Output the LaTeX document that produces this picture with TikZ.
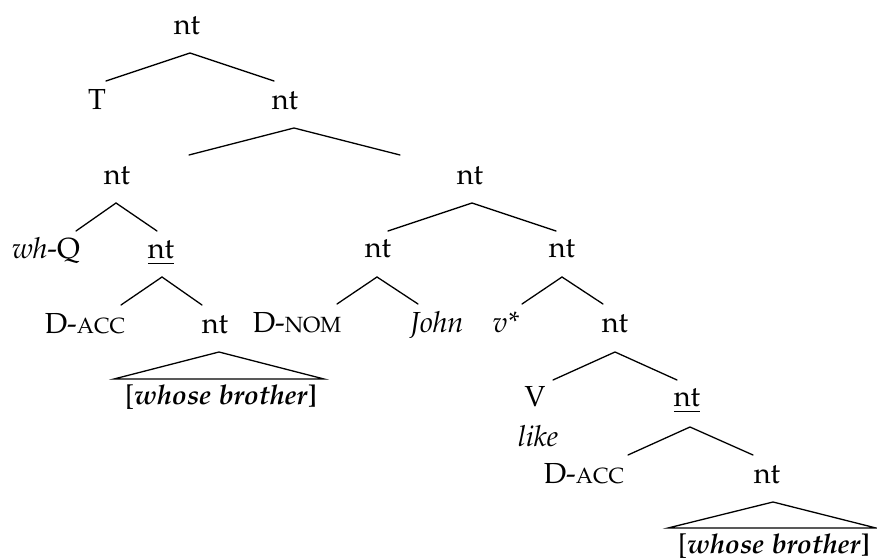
\documentclass[tikz,border=0pt]{standalone}
\usepackage[T1]{fontenc}
\usepackage[sc]{mathpazo}
\newcommand{\fakesc}[1]{{\fontsize{11}{13}\selectfont #1}}
\begin{document}
\begin{tikzpicture}[x=0.5pt,y=-0.5pt,
  lbl/.style={anchor=base,inner sep=0pt,font=\fontsize{14.5}{17}\selectfont},
  leaf/.style={lbl,font=\fontsize{13.6}{16}\selectfont},
  edge/.style={line width=0.65pt,line cap=round}]
\useasboundingbox (0,0) rectangle (877,560);
% labels
\node[lbl] (n0) at (187,35) {nt};
\node[lbl] (t) at (97,110) {T};
\node[lbl] (n1) at (285,110) {nt};
\node[lbl] (n2) at (117,185) {nt};
\node[lbl] (n3) at (470,185) {nt};
\node[lbl] (whq) at (46,259) {\textit{wh}-Q};
\node[lbl] (n4) at (161,259) {\underline{nt}};
\node[lbl] (n5) at (378,258) {nt};
\node[lbl] (n6) at (562,258) {nt};
\node[lbl] (dacc1) at (85,334) {D-\fakesc{ACC}};
\node[lbl] (n7) at (215,334) {nt};
\node[lbl] (dnom) at (297,333) {D-\fakesc{NOM}};
\node[lbl] (john) at (437,333) {\textit{John}};
\node[lbl] (vstar) at (506,333) {\textit{v*}};
\node[lbl] (n8) at (615,333) {nt};
\node[lbl] (v) at (535,407) {V};
\node[lbl] (like) at (538,446) {\textit{like}};
\node[lbl] (n9) at (687,407) {\underline{nt}};
\node[lbl] (dacc2) at (584,483) {D-\fakesc{ACC}};
\node[lbl] (n10) at (767,483) {nt};
\node[leaf] (wb1) at (221,405) {[\textbf{\textit{whose brother}]}};
\node[leaf] (wb2) at (774,553) {[\textbf{\textit{whose brother}]}};
% branch points
\coordinate (a0) at (190,53);  \coordinate (a0l) at (106,81);  \coordinate (a0r) at (274,81);
\coordinate (a1) at (294,128); \coordinate (a1l) at (189,155); \coordinate (a1r) at (400,155);
\coordinate (a2) at (116,203); \coordinate (a2l) at (76,231);  \coordinate (a2r) at (157,231);
\coordinate (a3) at (472,203); \coordinate (a3l) at (388,231); \coordinate (a3r) at (556,231);
\coordinate (a4) at (162,277); \coordinate (a4l) at (121,305); \coordinate (a4r) at (202,305);
\coordinate (a5) at (377,277); \coordinate (a5l) at (337,304); \coordinate (a5r) at (418,304);
\coordinate (a6) at (562,277); \coordinate (a6l) at (522,304); \coordinate (a6r) at (603,304);
\coordinate (a8) at (615,352); \coordinate (a8l) at (553,380); \coordinate (a8r) at (677,380);
\coordinate (a9) at (690,427); \coordinate (a9l) at (628,455); \coordinate (a9r) at (753,455);
\coordinate (a7) at (219,352); \coordinate (a7l) at (114,379); \coordinate (a7r) at (324,379);
\coordinate (a10) at (773,502); \coordinate (a10l) at (668,528); \coordinate (a10r) at (876,528);
\foreach \p in {a0,a1,a2,a3,a4,a5,a6,a8,a9}{
  \draw[edge] (\p l) -- (\p) -- (\p r);
}
\draw[edge] (a7l) -- (a7) -- (a7r) -- cycle;
\draw[edge] (a10l) -- (a10) -- (a10r) -- cycle;
\end{tikzpicture}
\end{document}
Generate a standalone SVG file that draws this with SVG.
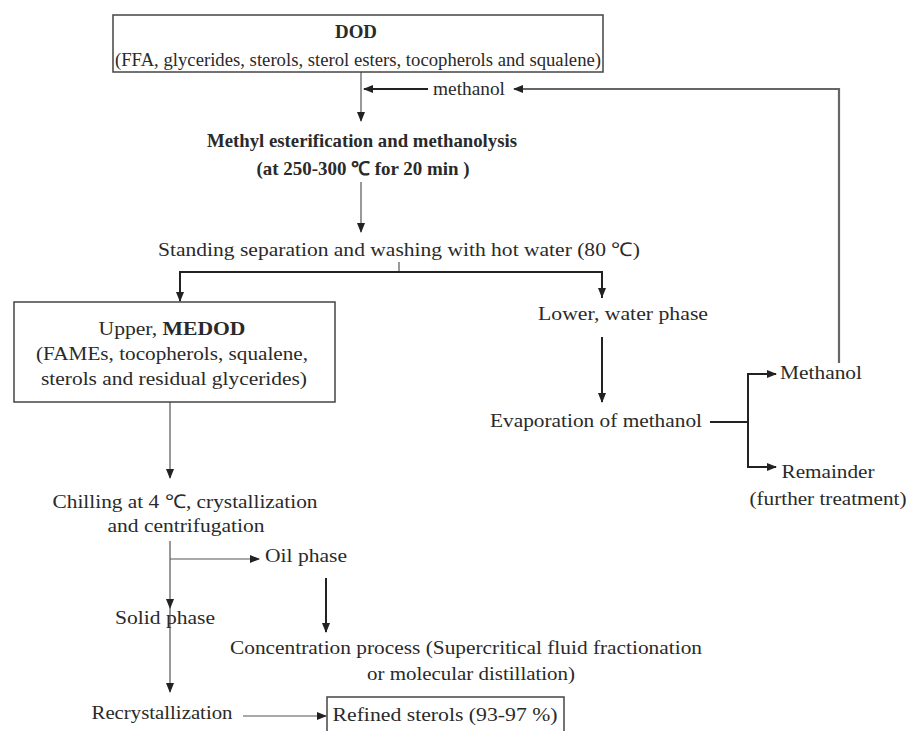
<svg xmlns="http://www.w3.org/2000/svg" width="911" height="731" viewBox="0 0 911 731">
<defs>
<marker id="ah" markerUnits="userSpaceOnUse" markerWidth="10" markerHeight="10" viewBox="0 0 10 10" refX="9" refY="5" orient="auto">
<path d="M0,1 L10,5 L0,9 Z" fill="#222"/>
</marker>
<style>
text{font-family:"Liberation Serif","Times New Roman",serif;font-size:19px;fill:#2a2a2a;text-anchor:middle}
.b{font-weight:bold}
.box{fill:#fff;stroke:#444;stroke-width:1.5}
.c{fill:none;stroke:#555;stroke-width:1.2}
.t{fill:none;stroke:#222;stroke-width:2}
.g{fill:none;stroke:#666;stroke-width:2.2}
</style>
</defs>
<rect width="911" height="731" fill="#fff"/>
<g id="connectors">
<path class="c" d="M361,72 V121" marker-end="url(#ah)"/>
<path class="t" d="M428,89 H364" marker-end="url(#ah)"/>
<path class="g" d="M839,363 V89 H514" marker-end="url(#ah)"/>
<path class="c" d="M361,182 V232" marker-end="url(#ah)"/>
<path class="c" d="M399,262 V272"/>
<path class="t" d="M180,298 V272 H602 V298"/>
<path class="t" d="M180,272 V301" marker-end="url(#ah)"/>
<path class="t" d="M602,272 V297" marker-end="url(#ah)"/>
<path class="t" d="M602,337 V402" marker-end="url(#ah)"/>
<path class="t" d="M710,422 H748"/>
<path class="t" d="M748,374 V467"/>
<path class="t" d="M747,374 H776" marker-end="url(#ah)"/>
<path class="t" d="M747,467 H776" marker-end="url(#ah)"/>
<path class="c" d="M170,402 V478" marker-end="url(#ah)"/>
<path class="c" d="M170,541 V608" marker-end="url(#ah)"/>
<path class="c" d="M170,559 H259" marker-end="url(#ah)"/>
<path class="c" d="M170,608 V692" marker-end="url(#ah)"/>
<path class="t" d="M326,578 V632" marker-end="url(#ah)"/>
<path class="c" d="M243,716 H326" marker-end="url(#ah)"/>
</g>
<g id="dod">
<rect class="box" x="113" y="15" width="490" height="57"/>
<text class="b" x="356" y="38" textLength="42" lengthAdjust="spacingAndGlyphs">DOD</text>
<text x="358" y="66" textLength="486" lengthAdjust="spacingAndGlyphs">(FFA, glycerides, sterols, sterol esters, tocopherols and squalene)</text>
</g>
<g id="methanol-in">
<text x="469" y="95" textLength="72" lengthAdjust="spacingAndGlyphs">methanol</text>
</g>
<g id="esterification">
<text class="b" x="362" y="147" textLength="310" lengthAdjust="spacingAndGlyphs">Methyl esterification and methanolysis</text>
<text class="b" x="363" y="175" textLength="213" lengthAdjust="spacingAndGlyphs">(at 250-300 ℃  for 20 min )</text>
</g>
<g id="standing">
<text x="399" y="256" textLength="482" lengthAdjust="spacingAndGlyphs">Standing separation and washing with hot water (80 ℃)</text>
</g>
<g id="upper">
<rect class="box" x="14" y="302" width="321" height="100"/>
<text x="172" y="335" textLength="147" lengthAdjust="spacingAndGlyphs">Upper, <tspan class="b">MEDOD</tspan></text>
<text x="172" y="360" textLength="272" lengthAdjust="spacingAndGlyphs">(FAMEs, tocopherols, squalene,</text>
<text x="174" y="385" textLength="266" lengthAdjust="spacingAndGlyphs">sterols and residual glycerides)</text>
</g>
<g id="lower">
<text x="623" y="320" textLength="170" lengthAdjust="spacingAndGlyphs">Lower, water phase</text>
</g>
<g id="evaporation">
<text x="596" y="427" textLength="212" lengthAdjust="spacingAndGlyphs">Evaporation of methanol</text>
</g>
<g id="methanol-out">
<text x="821" y="379" textLength="82" lengthAdjust="spacingAndGlyphs">Methanol</text>
</g>
<g id="remainder">
<text x="828" y="478" textLength="93" lengthAdjust="spacingAndGlyphs">Remainder</text>
<text x="828" y="505" textLength="157" lengthAdjust="spacingAndGlyphs">(further treatment)</text>
</g>
<g id="chilling">
<text x="185" y="508" textLength="265" lengthAdjust="spacingAndGlyphs">Chilling at 4 ℃, crystallization</text>
<text x="186" y="532" textLength="157" lengthAdjust="spacingAndGlyphs">and centrifugation</text>
</g>
<g id="oil">
<text x="306" y="562" textLength="82" lengthAdjust="spacingAndGlyphs">Oil phase</text>
</g>
<g id="solid">
<text x="165" y="624" textLength="100" lengthAdjust="spacingAndGlyphs">Solid phase</text>
</g>
<g id="concentration">
<text x="466" y="654" textLength="472" lengthAdjust="spacingAndGlyphs">Concentration process (Supercritical fluid fractionation</text>
<text x="471" y="680" textLength="208" lengthAdjust="spacingAndGlyphs">or molecular distillation)</text>
</g>
<g id="recrystallization">
<text x="162" y="719" textLength="141" lengthAdjust="spacingAndGlyphs">Recrystallization</text>
</g>
<g id="refined">
<rect class="box" x="327" y="697" width="237" height="40"/>
<text x="445" y="721" textLength="225" lengthAdjust="spacingAndGlyphs">Refined sterols (93-97 %)</text>
</g>
</svg>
==================================================
Copy each line of the data above that holds "this".

Output the LaTeX document that produces this picture with TikZ.
Generate a standalone SVG file that draws this with SVG.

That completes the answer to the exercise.